*SOURCE DATA:*
** BEGIN **

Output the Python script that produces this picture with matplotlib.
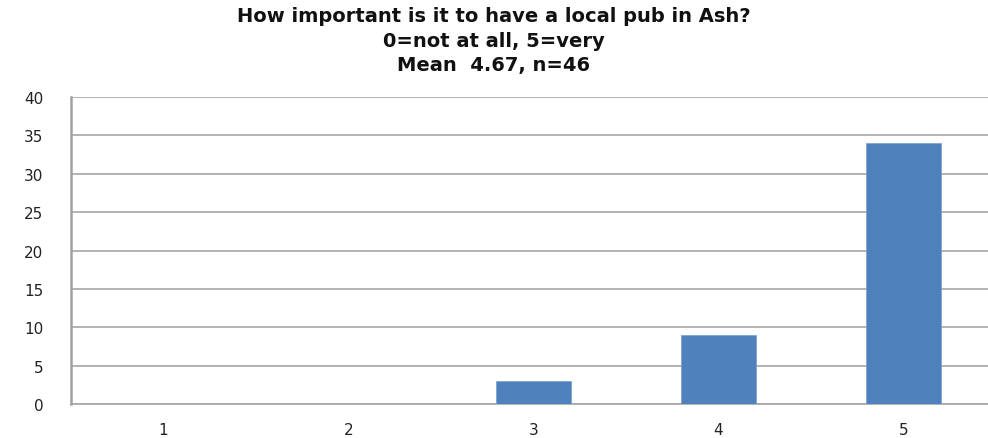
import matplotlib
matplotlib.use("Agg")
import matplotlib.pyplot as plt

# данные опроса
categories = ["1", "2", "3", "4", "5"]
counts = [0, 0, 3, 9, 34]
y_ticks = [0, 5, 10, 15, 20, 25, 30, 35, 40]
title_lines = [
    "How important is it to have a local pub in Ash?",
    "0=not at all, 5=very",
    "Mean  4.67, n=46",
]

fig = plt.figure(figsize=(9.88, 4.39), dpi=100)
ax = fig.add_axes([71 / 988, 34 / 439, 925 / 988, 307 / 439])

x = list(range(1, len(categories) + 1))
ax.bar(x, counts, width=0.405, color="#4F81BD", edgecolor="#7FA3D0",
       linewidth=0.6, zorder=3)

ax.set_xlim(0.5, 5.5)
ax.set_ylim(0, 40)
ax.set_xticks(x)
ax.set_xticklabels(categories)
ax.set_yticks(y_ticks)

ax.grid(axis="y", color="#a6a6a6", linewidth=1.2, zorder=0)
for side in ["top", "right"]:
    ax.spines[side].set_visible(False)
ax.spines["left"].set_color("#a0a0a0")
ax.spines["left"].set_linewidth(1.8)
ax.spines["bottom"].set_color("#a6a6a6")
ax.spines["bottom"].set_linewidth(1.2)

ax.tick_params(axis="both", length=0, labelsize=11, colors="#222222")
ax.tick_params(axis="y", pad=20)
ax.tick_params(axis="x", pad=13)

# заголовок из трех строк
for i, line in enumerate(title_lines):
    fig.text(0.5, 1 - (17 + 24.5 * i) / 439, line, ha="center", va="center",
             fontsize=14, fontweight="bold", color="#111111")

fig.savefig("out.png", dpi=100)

** END **

*DIRECTIONS FOR THIS TASK:* Copy the data word for word. Pictures do not go in the copy.

*EXPECTED ANSWER:*
Output the Python script that produces this picture with matplotlib.
import matplotlib
matplotlib.use("Agg")
import matplotlib.pyplot as plt

# данные опроса
categories = ["1", "2", "3", "4", "5"]
counts = [0, 0, 3, 9, 34]
y_ticks = [0, 5, 10, 15, 20, 25, 30, 35, 40]
title_lines = [
    "How important is it to have a local pub in Ash?",
    "0=not at all, 5=very",
    "Mean  4.67, n=46",
]

fig = plt.figure(figsize=(9.88, 4.39), dpi=100)
ax = fig.add_axes([71 / 988, 34 / 439, 925 / 988, 307 / 439])

x = list(range(1, len(categories) + 1))
ax.bar(x, counts, width=0.405, color="#4F81BD", edgecolor="#7FA3D0",
       linewidth=0.6, zorder=3)

ax.set_xlim(0.5, 5.5)
ax.set_ylim(0, 40)
ax.set_xticks(x)
ax.set_xticklabels(categories)
ax.set_yticks(y_ticks)

ax.grid(axis="y", color="#a6a6a6", linewidth=1.2, zorder=0)
for side in ["top", "right"]:
    ax.spines[side].set_visible(False)
ax.spines["left"].set_color("#a0a0a0")
ax.spines["left"].set_linewidth(1.8)
ax.spines["bottom"].set_color("#a6a6a6")
ax.spines["bottom"].set_linewidth(1.2)

ax.tick_params(axis="both", length=0, labelsize=11, colors="#222222")
ax.tick_params(axis="y", pad=20)
ax.tick_params(axis="x", pad=13)

# заголовок из трех строк
for i, line in enumerate(title_lines):
    fig.text(0.5, 1 - (17 + 24.5 * i) / 439, line, ha="center", va="center",
             fontsize=14, fontweight="bold", color="#111111")

fig.savefig("out.png", dpi=100)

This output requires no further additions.